● **Work to complete**
Take the material and output all of it exactly.

* * * * * * * * *

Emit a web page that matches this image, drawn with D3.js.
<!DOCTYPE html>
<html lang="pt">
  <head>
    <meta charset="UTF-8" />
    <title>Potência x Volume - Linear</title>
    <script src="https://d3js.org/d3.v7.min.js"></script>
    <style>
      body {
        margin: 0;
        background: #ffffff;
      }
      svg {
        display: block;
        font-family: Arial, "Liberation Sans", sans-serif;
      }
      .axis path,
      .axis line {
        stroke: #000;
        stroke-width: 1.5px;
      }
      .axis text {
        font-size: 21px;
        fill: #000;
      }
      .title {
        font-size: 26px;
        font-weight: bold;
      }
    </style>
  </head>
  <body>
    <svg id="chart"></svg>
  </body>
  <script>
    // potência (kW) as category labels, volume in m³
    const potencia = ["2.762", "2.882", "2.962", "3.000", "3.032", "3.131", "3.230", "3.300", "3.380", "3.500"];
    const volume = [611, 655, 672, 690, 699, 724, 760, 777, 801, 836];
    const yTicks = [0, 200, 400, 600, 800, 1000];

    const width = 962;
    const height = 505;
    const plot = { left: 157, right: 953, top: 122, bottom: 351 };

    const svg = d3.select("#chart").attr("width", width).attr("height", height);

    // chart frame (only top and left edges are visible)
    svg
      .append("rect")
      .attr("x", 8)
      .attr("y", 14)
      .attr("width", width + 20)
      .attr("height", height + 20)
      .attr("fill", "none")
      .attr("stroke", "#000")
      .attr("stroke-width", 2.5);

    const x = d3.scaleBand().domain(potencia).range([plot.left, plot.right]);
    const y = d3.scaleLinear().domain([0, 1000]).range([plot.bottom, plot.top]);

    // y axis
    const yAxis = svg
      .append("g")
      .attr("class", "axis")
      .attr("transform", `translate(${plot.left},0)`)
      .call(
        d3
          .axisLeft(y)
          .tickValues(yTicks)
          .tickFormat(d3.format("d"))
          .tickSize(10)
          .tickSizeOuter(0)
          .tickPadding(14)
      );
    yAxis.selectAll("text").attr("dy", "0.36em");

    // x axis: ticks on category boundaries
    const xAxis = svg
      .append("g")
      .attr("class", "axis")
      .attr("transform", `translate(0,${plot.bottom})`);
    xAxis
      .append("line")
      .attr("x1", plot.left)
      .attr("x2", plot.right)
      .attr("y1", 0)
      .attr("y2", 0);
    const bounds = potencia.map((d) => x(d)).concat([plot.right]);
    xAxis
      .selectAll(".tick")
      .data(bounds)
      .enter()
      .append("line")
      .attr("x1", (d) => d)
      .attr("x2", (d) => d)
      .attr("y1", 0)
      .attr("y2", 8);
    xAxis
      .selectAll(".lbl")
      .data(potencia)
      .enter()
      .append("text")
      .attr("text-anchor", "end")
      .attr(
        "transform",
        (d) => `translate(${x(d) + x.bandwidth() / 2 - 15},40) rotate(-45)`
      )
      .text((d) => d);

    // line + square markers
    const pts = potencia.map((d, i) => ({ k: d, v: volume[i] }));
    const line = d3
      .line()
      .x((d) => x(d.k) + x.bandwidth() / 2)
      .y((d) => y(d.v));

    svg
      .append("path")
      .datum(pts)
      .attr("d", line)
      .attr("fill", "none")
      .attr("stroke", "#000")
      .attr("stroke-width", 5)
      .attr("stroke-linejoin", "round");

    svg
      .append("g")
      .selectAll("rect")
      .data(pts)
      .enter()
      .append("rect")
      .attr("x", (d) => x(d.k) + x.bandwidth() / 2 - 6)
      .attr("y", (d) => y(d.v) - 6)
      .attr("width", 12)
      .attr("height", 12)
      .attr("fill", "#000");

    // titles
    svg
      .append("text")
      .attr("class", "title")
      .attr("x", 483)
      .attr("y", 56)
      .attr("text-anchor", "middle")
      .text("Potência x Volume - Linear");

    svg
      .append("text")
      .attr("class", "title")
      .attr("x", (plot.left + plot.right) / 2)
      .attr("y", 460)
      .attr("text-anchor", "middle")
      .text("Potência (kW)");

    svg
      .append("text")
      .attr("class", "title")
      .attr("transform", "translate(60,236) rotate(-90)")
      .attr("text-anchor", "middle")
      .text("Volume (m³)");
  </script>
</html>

* * * * * * * * *

● **Task result**
Emit a web page that matches this image, drawn with D3.js.
<!DOCTYPE html>
<html lang="pt">
  <head>
    <meta charset="UTF-8" />
    <title>Potência x Volume - Linear</title>
    <script src="https://d3js.org/d3.v7.min.js"></script>
    <style>
      body {
        margin: 0;
        background: #ffffff;
      }
      svg {
        display: block;
        font-family: Arial, "Liberation Sans", sans-serif;
      }
      .axis path,
      .axis line {
        stroke: #000;
        stroke-width: 1.5px;
      }
      .axis text {
        font-size: 21px;
        fill: #000;
      }
      .title {
        font-size: 26px;
        font-weight: bold;
      }
    </style>
  </head>
  <body>
    <svg id="chart"></svg>
  </body>
  <script>
    // potência (kW) as category labels, volume in m³
    const potencia = ["2.762", "2.882", "2.962", "3.000", "3.032", "3.131", "3.230", "3.300", "3.380", "3.500"];
    const volume = [611, 655, 672, 690, 699, 724, 760, 777, 801, 836];
    const yTicks = [0, 200, 400, 600, 800, 1000];

    const width = 962;
    const height = 505;
    const plot = { left: 157, right: 953, top: 122, bottom: 351 };

    const svg = d3.select("#chart").attr("width", width).attr("height", height);

    // chart frame (only top and left edges are visible)
    svg
      .append("rect")
      .attr("x", 8)
      .attr("y", 14)
      .attr("width", width + 20)
      .attr("height", height + 20)
      .attr("fill", "none")
      .attr("stroke", "#000")
      .attr("stroke-width", 2.5);

    const x = d3.scaleBand().domain(potencia).range([plot.left, plot.right]);
    const y = d3.scaleLinear().domain([0, 1000]).range([plot.bottom, plot.top]);

    // y axis
    const yAxis = svg
      .append("g")
      .attr("class", "axis")
      .attr("transform", `translate(${plot.left},0)`)
      .call(
        d3
          .axisLeft(y)
          .tickValues(yTicks)
          .tickFormat(d3.format("d"))
          .tickSize(10)
          .tickSizeOuter(0)
          .tickPadding(14)
      );
    yAxis.selectAll("text").attr("dy", "0.36em");

    // x axis: ticks on category boundaries
    const xAxis = svg
      .append("g")
      .attr("class", "axis")
      .attr("transform", `translate(0,${plot.bottom})`);
    xAxis
      .append("line")
      .attr("x1", plot.left)
      .attr("x2", plot.right)
      .attr("y1", 0)
      .attr("y2", 0);
    const bounds = potencia.map((d) => x(d)).concat([plot.right]);
    xAxis
      .selectAll(".tick")
      .data(bounds)
      .enter()
      .append("line")
      .attr("x1", (d) => d)
      .attr("x2", (d) => d)
      .attr("y1", 0)
      .attr("y2", 8);
    xAxis
      .selectAll(".lbl")
      .data(potencia)
      .enter()
      .append("text")
      .attr("text-anchor", "end")
      .attr(
        "transform",
        (d) => `translate(${x(d) + x.bandwidth() / 2 - 15},40) rotate(-45)`
      )
      .text((d) => d);

    // line + square markers
    const pts = potencia.map((d, i) => ({ k: d, v: volume[i] }));
    const line = d3
      .line()
      .x((d) => x(d.k) + x.bandwidth() / 2)
      .y((d) => y(d.v));

    svg
      .append("path")
      .datum(pts)
      .attr("d", line)
      .attr("fill", "none")
      .attr("stroke", "#000")
      .attr("stroke-width", 5)
      .attr("stroke-linejoin", "round");

    svg
      .append("g")
      .selectAll("rect")
      .data(pts)
      .enter()
      .append("rect")
      .attr("x", (d) => x(d.k) + x.bandwidth() / 2 - 6)
      .attr("y", (d) => y(d.v) - 6)
      .attr("width", 12)
      .attr("height", 12)
      .attr("fill", "#000");

    // titles
    svg
      .append("text")
      .attr("class", "title")
      .attr("x", 483)
      .attr("y", 56)
      .attr("text-anchor", "middle")
      .text("Potência x Volume - Linear");

    svg
      .append("text")
      .attr("class", "title")
      .attr("x", (plot.left + plot.right) / 2)
      .attr("y", 460)
      .attr("text-anchor", "middle")
      .text("Potência (kW)");

    svg
      .append("text")
      .attr("class", "title")
      .attr("transform", "translate(60,236) rotate(-90)")
      .attr("text-anchor", "middle")
      .text("Volume (m³)");
  </script>
</html>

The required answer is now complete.